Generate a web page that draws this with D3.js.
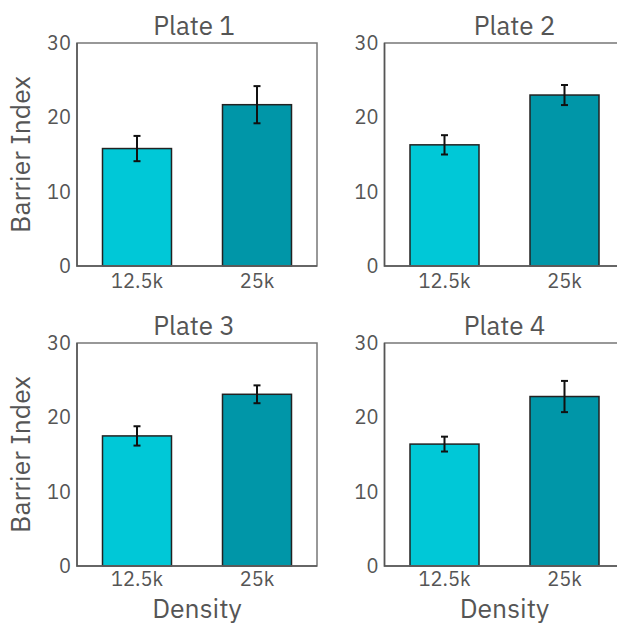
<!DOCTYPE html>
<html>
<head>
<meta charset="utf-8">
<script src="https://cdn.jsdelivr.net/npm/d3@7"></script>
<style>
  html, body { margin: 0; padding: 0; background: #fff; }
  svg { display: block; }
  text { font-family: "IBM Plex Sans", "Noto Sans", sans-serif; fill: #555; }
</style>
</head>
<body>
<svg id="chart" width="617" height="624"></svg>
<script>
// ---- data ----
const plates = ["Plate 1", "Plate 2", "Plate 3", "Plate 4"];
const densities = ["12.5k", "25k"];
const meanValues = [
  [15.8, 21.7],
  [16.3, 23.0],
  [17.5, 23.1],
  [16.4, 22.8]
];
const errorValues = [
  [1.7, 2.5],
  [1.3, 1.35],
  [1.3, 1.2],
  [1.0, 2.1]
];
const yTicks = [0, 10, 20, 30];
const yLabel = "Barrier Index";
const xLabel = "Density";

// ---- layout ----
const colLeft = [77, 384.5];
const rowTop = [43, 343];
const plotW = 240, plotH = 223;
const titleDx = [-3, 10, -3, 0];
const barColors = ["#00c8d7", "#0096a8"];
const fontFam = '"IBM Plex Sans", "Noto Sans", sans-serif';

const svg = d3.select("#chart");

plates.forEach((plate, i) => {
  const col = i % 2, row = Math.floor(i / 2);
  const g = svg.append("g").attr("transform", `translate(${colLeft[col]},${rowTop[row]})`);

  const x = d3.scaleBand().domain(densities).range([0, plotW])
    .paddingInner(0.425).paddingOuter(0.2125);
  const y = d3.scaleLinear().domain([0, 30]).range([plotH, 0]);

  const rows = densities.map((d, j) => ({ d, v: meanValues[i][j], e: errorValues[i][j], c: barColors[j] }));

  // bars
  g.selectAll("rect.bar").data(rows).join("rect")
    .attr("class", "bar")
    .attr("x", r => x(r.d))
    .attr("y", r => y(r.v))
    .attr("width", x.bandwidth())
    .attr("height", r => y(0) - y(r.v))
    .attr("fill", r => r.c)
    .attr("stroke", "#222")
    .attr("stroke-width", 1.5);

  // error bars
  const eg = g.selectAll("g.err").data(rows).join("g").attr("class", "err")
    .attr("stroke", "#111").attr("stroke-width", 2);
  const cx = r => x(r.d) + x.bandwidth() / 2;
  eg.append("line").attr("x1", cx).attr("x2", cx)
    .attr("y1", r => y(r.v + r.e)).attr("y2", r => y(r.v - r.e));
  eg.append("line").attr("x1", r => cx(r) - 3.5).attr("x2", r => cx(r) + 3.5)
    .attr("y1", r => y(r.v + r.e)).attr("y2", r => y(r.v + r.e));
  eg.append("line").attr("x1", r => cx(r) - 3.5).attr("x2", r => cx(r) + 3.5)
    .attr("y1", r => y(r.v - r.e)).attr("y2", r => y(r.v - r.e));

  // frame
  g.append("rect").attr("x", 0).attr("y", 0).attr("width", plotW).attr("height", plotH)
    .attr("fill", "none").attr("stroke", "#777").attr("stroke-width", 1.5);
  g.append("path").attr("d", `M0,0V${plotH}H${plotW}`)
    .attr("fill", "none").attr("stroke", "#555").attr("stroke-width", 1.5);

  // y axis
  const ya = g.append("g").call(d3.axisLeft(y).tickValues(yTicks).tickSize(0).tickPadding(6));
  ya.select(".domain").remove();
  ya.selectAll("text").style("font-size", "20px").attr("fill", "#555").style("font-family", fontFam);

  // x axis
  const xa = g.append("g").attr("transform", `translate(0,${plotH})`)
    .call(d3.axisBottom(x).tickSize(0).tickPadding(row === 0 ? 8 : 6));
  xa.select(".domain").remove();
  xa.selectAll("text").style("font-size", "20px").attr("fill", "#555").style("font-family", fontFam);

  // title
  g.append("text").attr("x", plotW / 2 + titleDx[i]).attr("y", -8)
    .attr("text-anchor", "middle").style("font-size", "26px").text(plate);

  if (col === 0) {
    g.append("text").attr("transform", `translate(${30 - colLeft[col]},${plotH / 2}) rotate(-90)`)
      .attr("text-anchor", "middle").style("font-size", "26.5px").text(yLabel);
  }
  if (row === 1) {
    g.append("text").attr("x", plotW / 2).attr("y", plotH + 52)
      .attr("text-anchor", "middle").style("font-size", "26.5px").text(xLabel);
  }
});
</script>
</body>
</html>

○ ○ ○ ○

**WHAT THE TASK REQUIRES**. Leave the pictures out and output the rest of the listing exactly.

**FINAL RESULT**.
Generate a web page that draws this with D3.js.
<!DOCTYPE html>
<html>
<head>
<meta charset="utf-8">
<script src="https://cdn.jsdelivr.net/npm/d3@7"></script>
<style>
  html, body { margin: 0; padding: 0; background: #fff; }
  svg { display: block; }
  text { font-family: "IBM Plex Sans", "Noto Sans", sans-serif; fill: #555; }
</style>
</head>
<body>
<svg id="chart" width="617" height="624"></svg>
<script>
// ---- data ----
const plates = ["Plate 1", "Plate 2", "Plate 3", "Plate 4"];
const densities = ["12.5k", "25k"];
const meanValues = [
  [15.8, 21.7],
  [16.3, 23.0],
  [17.5, 23.1],
  [16.4, 22.8]
];
const errorValues = [
  [1.7, 2.5],
  [1.3, 1.35],
  [1.3, 1.2],
  [1.0, 2.1]
];
const yTicks = [0, 10, 20, 30];
const yLabel = "Barrier Index";
const xLabel = "Density";

// ---- layout ----
const colLeft = [77, 384.5];
const rowTop = [43, 343];
const plotW = 240, plotH = 223;
const titleDx = [-3, 10, -3, 0];
const barColors = ["#00c8d7", "#0096a8"];
const fontFam = '"IBM Plex Sans", "Noto Sans", sans-serif';

const svg = d3.select("#chart");

plates.forEach((plate, i) => {
  const col = i % 2, row = Math.floor(i / 2);
  const g = svg.append("g").attr("transform", `translate(${colLeft[col]},${rowTop[row]})`);

  const x = d3.scaleBand().domain(densities).range([0, plotW])
    .paddingInner(0.425).paddingOuter(0.2125);
  const y = d3.scaleLinear().domain([0, 30]).range([plotH, 0]);

  const rows = densities.map((d, j) => ({ d, v: meanValues[i][j], e: errorValues[i][j], c: barColors[j] }));

  // bars
  g.selectAll("rect.bar").data(rows).join("rect")
    .attr("class", "bar")
    .attr("x", r => x(r.d))
    .attr("y", r => y(r.v))
    .attr("width", x.bandwidth())
    .attr("height", r => y(0) - y(r.v))
    .attr("fill", r => r.c)
    .attr("stroke", "#222")
    .attr("stroke-width", 1.5);

  // error bars
  const eg = g.selectAll("g.err").data(rows).join("g").attr("class", "err")
    .attr("stroke", "#111").attr("stroke-width", 2);
  const cx = r => x(r.d) + x.bandwidth() / 2;
  eg.append("line").attr("x1", cx).attr("x2", cx)
    .attr("y1", r => y(r.v + r.e)).attr("y2", r => y(r.v - r.e));
  eg.append("line").attr("x1", r => cx(r) - 3.5).attr("x2", r => cx(r) + 3.5)
    .attr("y1", r => y(r.v + r.e)).attr("y2", r => y(r.v + r.e));
  eg.append("line").attr("x1", r => cx(r) - 3.5).attr("x2", r => cx(r) + 3.5)
    .attr("y1", r => y(r.v - r.e)).attr("y2", r => y(r.v - r.e));

  // frame
  g.append("rect").attr("x", 0).attr("y", 0).attr("width", plotW).attr("height", plotH)
    .attr("fill", "none").attr("stroke", "#777").attr("stroke-width", 1.5);
  g.append("path").attr("d", `M0,0V${plotH}H${plotW}`)
    .attr("fill", "none").attr("stroke", "#555").attr("stroke-width", 1.5);

  // y axis
  const ya = g.append("g").call(d3.axisLeft(y).tickValues(yTicks).tickSize(0).tickPadding(6));
  ya.select(".domain").remove();
  ya.selectAll("text").style("font-size", "20px").attr("fill", "#555").style("font-family", fontFam);

  // x axis
  const xa = g.append("g").attr("transform", `translate(0,${plotH})`)
    .call(d3.axisBottom(x).tickSize(0).tickPadding(row === 0 ? 8 : 6));
  xa.select(".domain").remove();
  xa.selectAll("text").style("font-size", "20px").attr("fill", "#555").style("font-family", fontFam);

  // title
  g.append("text").attr("x", plotW / 2 + titleDx[i]).attr("y", -8)
    .attr("text-anchor", "middle").style("font-size", "26px").text(plate);

  if (col === 0) {
    g.append("text").attr("transform", `translate(${30 - colLeft[col]},${plotH / 2}) rotate(-90)`)
      .attr("text-anchor", "middle").style("font-size", "26.5px").text(yLabel);
  }
  if (row === 1) {
    g.append("text").attr("x", plotW / 2).attr("y", plotH + 52)
      .attr("text-anchor", "middle").style("font-size", "26.5px").text(xLabel);
  }
});
</script>
</body>
</html>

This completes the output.